Av. Hamit Düzyol’un, levhadan silinme kararına karşı Türkiye Barolar Birliği’ne 02.11.2004 günlü dilekçeyle yaptığı itirazın, 19.02.2005 günlü Yönetim Kurulu kararı ile kabul edildiği de dosya kapsamından anlaşılmaktadır. Av. H…D.. tarafından bozmadan sonra dosyaya sunulan 12.9.2005 tarihli dilekçe ekindeki karar örneğine göre, İstanbul Barosu Yönetim Kurulu, bu karara uyarak, anılan Avukatın adının baro levhasından silinmesine dair 28.03.2002 tarihli kendi kararının iptaline, daha sonraki 02.09.2004 tarihli levhaya yeniden yazılma kararı yok hükmünde sayıldığından bu konuda yeniden karar alınmasına yer olmadığına; 28.4.2005 günü karar vermiştir. Aynı dilekçe ekinde yine bozmadan sonra dosyaya sunulan İstanbul Barosu Başkanı Av. K.. K.. imzasıyla davayı gören mahkemeye hitaben düzenlenmiş 4.5.2005 günlü yazıda, söz konusu 28.4.2005 günlü karara atıf yapılarak, Av.H..D..l’un 28.03.2002 tarihi ve sonrası itibariyle Baroya kayıtlı avukatlık halinin kesintisiz devam ettiği belirtilmiştir.

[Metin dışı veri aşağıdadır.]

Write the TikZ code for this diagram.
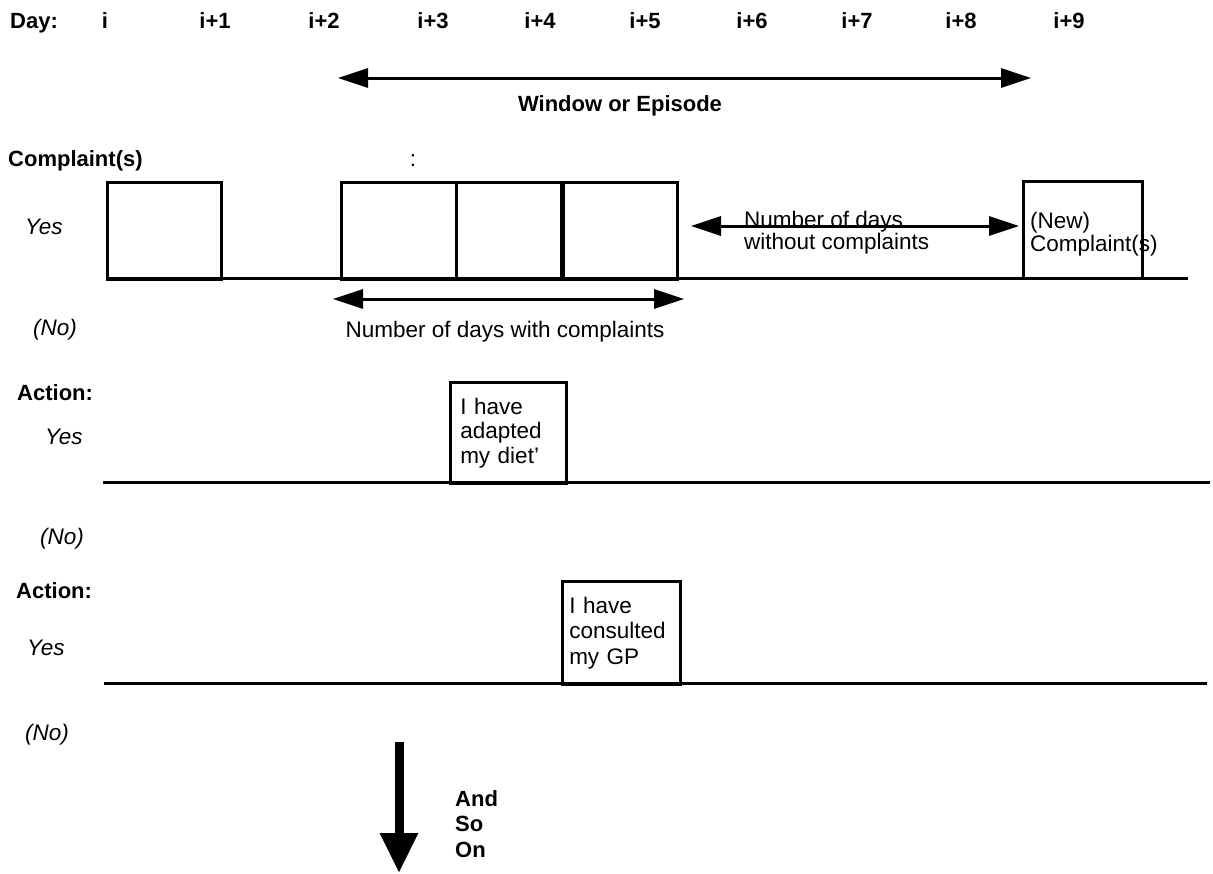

Yerel Mahkemenin 15.9.2005 günlü direnme kararında, bozmadan sonra dosyaya girdiği yukarıda açıklanan 28.4.2005 günlü karar ile 4.5.2005 günlü yazıya atıfta bulunularak; levhadan silinme kararının, daha sonra itiraz tarihini de kapsayacak şekilde iptal edilmiş olması karşısında, Avukatlık Kanunu’nun 63. ve 72/a maddelerinin olayda uygulanma zeminlerini yitirdikleri gerekçesine dayanılmış ve buna bağlı olarak, takip dosyasına yapılan itirazın geçerli bulunduğu kabul edilmiştir.

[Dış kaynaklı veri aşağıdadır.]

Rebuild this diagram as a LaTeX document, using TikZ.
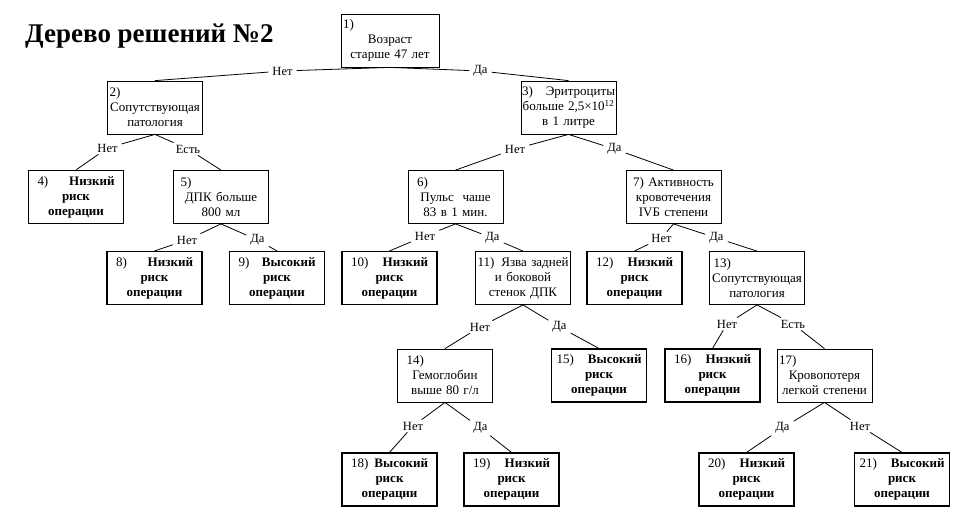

Bu durumda, Yerel Mahkemenin temyiz incelemesine konu 15.9.2005 günlü kararı, gerçekte bir direnme kararı değil; bozmadan sonra dosyaya sunulan, o nedenle de Özel Dairenin temyiz incelemesi sırasında değerlendirilmemiş olan yeni belgelere ve onların ortaya koyduğu yeni hukuksal duruma dayalı olarak kurulmuş yeni bir hüküm niteliğinde olup, ortada bir direnme kararı bulunmadığından, hükmün temyizen incelenmesi görevi Hukuk Genel Kurulu’na değil, Özel Daireye aittir.
B-ULAŞILAN ÇÖZÜM:
Yukarıda belirtilen nedenlerle ortada direnmeye konu bir hükümden söz edilemeyeceğinden, yeni hükme yönelik temyiz itirazlarının incelenmesi için dosyanın Özel Daireye gönderilmesi gerekir.
SONUÇ: Açıklanan gerekçeyle, davacı vekilinin yeni hükme yönelik temyiz itirazlarının incelenmesi için dosyanın 12. Hukuk Dairesi’ne gönderilmesine, 25.1.2006 gününde oybirliğiyle karar verildi.